Paper Hearts and Pharisees

Hannah Holmes
Aug 9, 2017 · 3 min read

When I was five or six, I used to make these paper hearts. I made them for family, for friends, for myself… and, at Christmas time, I made several of them for Jesus, as birthday presents to hang on our Christmas tree. As ridiculous and meaningless as they seem now, and as much as my adult heart wants to scoff at them, those paper hearts were made with genuine love and a desire to honor God. What gift could I ever give Him that would be impressive, that would carry great meaning for the creator of the world? In a way, when I think my obedient actions now carry more weight than those paper hearts, I think they are in danger of mattering less, because that is when I have the pride to believe that I am actually impressive to God. I think it would do my soul good to remember that every act of worship or service is really just another paper heart, and to try and capture that wonder and adoration in everything that I do.

Not that I don’t think we should grow and mature to make more meaningful paper hearts as we grow older. The danger for me, though, is that sometimes this desire is motivated by my longing to be more impressive, to please more people, to feel good enough. It is not often enough motivated by my desire to honor God with my whole life, to walk in accordance with His perfect will, and to worship His holiness and love.

Reading about the Pharisees always humbles me. I’m shocked by their anger and violence, and amazed that they could so completely overlook the fulfillment of every promise they were holding onto. But being a Pharisee is what I slide into when I’m feeling complacent and apathetic, because I cling to the things I think I know. Because I like control. Because I don’t always want Jesus to show up in ways that I can’t understand, ways that will make me feel silly, or totally discount some ideal I’ve clung to.

Because rules are always more comfortable than a living Spirit, and being impressive feels preferable to making paper hearts.

But Jesus isn’t concerned with my ideals, my control, my security, or my appearances. In fact, He wants to upset all of that. His concern is for His people and His kingdom- and there is nothing more upsetting to my culture’s ideals and values than a kingdom where the first are the last and the least are the greatest.

Rules give me a sense of control. They let me know where I stand for certain- and where others stand. Rules create a hierarchy of comparison and competition. The problem with rules is that they have nothing to do with grace or love. I don’t believe you can build the kind of kingdom Jesus taught with just rules.

This scares me, though, because holiness is important to me, and I’m afraid releasing control and letting go of some of the rules will equate to losing it’s pursuit. Maybe some of the Pharisees were afraid of this, too. Surrounded by their rules, they lost sight of the heart of God, and Jesus’s very authority frightened them. Because His own teaching came from the deep well of His relationship with His Father.

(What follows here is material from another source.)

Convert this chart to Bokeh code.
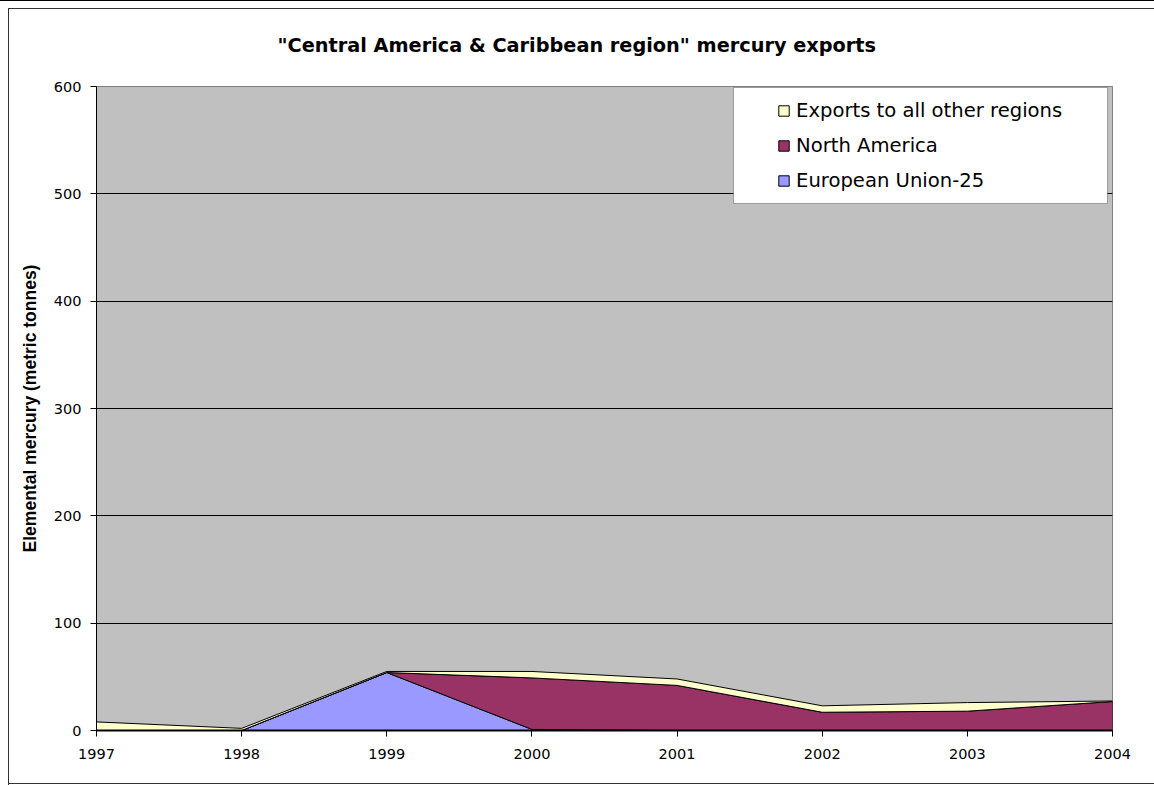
import numpy as np
from bokeh.plotting import figure
from bokeh.models import (Range1d, FixedTicker, Legend, LegendItem, BoxAnnotation)
from bokeh.embed import file_html
from bokeh.resources import INLINE

# ---- data ----
years = [1997, 1998, 1999, 2000, 2001, 2002, 2003, 2004]
eu25 = [0, 0, 54, 1, 0, 0, 0, 0]
north_america = [0, 0, 0, 48, 42, 17, 18, 27]
other_regions = [8, 2, 1, 6, 6, 6, 8, 0.5]
y_ticks = [0, 100, 200, 300, 400, 500, 600]
title_text = '"Central America & Caribbean region" mercury exports'
y_label = "Elemental mercury (metric tonnes)"
series_names = ["European Union-25", "North America", "Exports to all other regions"]
series_colors = ["#9999FF", "#993366", "#FFFFCC"]

W, H = 1154, 785
p = figure(width=W, height=H, output_backend="svg", toolbar_location=None,
           x_range=Range1d(1997, 2004), y_range=Range1d(0, 600),
           min_border_left=96, min_border_right=42, min_border_top=86, min_border_bottom=55)
p.background_fill_color = "#C0C0C0"
p.border_fill_alpha = 0
p.outline_line_color = "#808080"
# chart-area frame lines (left, top, bottom) and page top rule, via CSS background
p.styles = {
    "background": ("linear-gradient(#333,#333) 8px 8px / 1px 777px no-repeat, "
                   "linear-gradient(#333,#333) 8px 8px / 1146px 1px no-repeat, "
                   "linear-gradient(#333,#333) 8px 783px / 1146px 1px no-repeat, "
                   "linear-gradient(#000,#000) 0 0 / 100% 1px no-repeat, white"),
}

p.title.text = title_text
p.title.align = "left"
p.title.offset = 181
p.title.standoff = 59
p.title.text_font = "DejaVu Sans"
p.title.text_font_size = "19.3px"
p.title.text_font_style = "bold"
p.title.text_color = "black"

# stacked areas drawn as patches (fill + black outline)
bottom = np.zeros(len(years))
renderers = []
for vals, color in zip([eu25, north_america, other_regions], series_colors):
    top = bottom + np.array(vals, dtype=float)
    xs = list(years) + list(years[::-1])
    ys = list(top) + list(bottom[::-1])
    r = p.patch(xs, ys, fill_color=color, line_color="black", line_width=1)
    renderers.append(r)
    bottom = top

# axes
yax = p.yaxis[0]
yax.ticker = FixedTicker(ticks=y_ticks)
yax.minor_tick_line_color = None
yax.major_tick_in = 0
yax.major_tick_out = 6
yax.axis_line_color = "black"
yax.major_tick_line_color = "black"
yax.major_label_text_font = "DejaVu Sans"
yax.major_label_text_font_size = "14.5px"
yax.major_label_text_color = "black"
yax.major_label_standoff = 9
yax.axis_label = y_label
yax.axis_label_text_font = "Liberation Sans"
yax.axis_label_text_font_size = "17.5px"
yax.axis_label_text_font_style = "bold"
yax.axis_label_text_color = "black"
yax.axis_label_standoff = 11

xax = p.xaxis[0]
xax.ticker = FixedTicker(ticks=years)
xax.minor_tick_line_color = None
xax.major_tick_in = 0
xax.major_tick_out = 6
xax.axis_line_color = "black"
xax.axis_line_width = 2
xax.major_tick_line_color = "black"
xax.major_label_text_font = "DejaVu Sans"
xax.major_label_text_font_size = "14.5px"
xax.major_label_text_color = "black"
xax.major_label_standoff = 12

p.xgrid.grid_line_color = None
p.ygrid.ticker = FixedTicker(ticks=y_ticks[1:-1])
p.ygrid.grid_line_color = "black"
p.ygrid.grid_line_width = 1

# legend box
box = BoxAnnotation(left=733, right=1107, top=87, bottom=203,
                    left_units="canvas", right_units="canvas",
                    top_units="canvas", bottom_units="canvas",
                    fill_color="white", fill_alpha=1.0,
                    line_color="black", line_width=1)
p.add_layout(box)

items = [LegendItem(label=series_names[i], renderers=[renderers[i]]) for i in [2, 1, 0]]
legend = Legend(items=items, location=(681, 538), padding=0, spacing=11,
                glyph_width=13, glyph_height=13, label_height=24, label_standoff=6,
                label_text_font="DejaVu Sans", label_text_font_size="19.6px",
                label_text_color="black",
                border_line_color=None, background_fill_alpha=0)
p.add_layout(legend)

open("out.html", "w").write(file_html(p, INLINE))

“Those who live according to the flesh have their mind set on what the flesh desires; but those who live in accordance with the Spirit have their minds set on what the Spirit desires.” Romans 8:5

This week, I don’t need another to-do list or master plan. I don’t any more sets of rules and expectations that I’ve made up for myself. I need the breath and living presence of the Holy Spirit. I need to draw my authority and courage from my relationship with my Father. I need to walk in the footsteps of Jesus’s life of love, holiness, and servanthood. I need to make paper hearts with my life.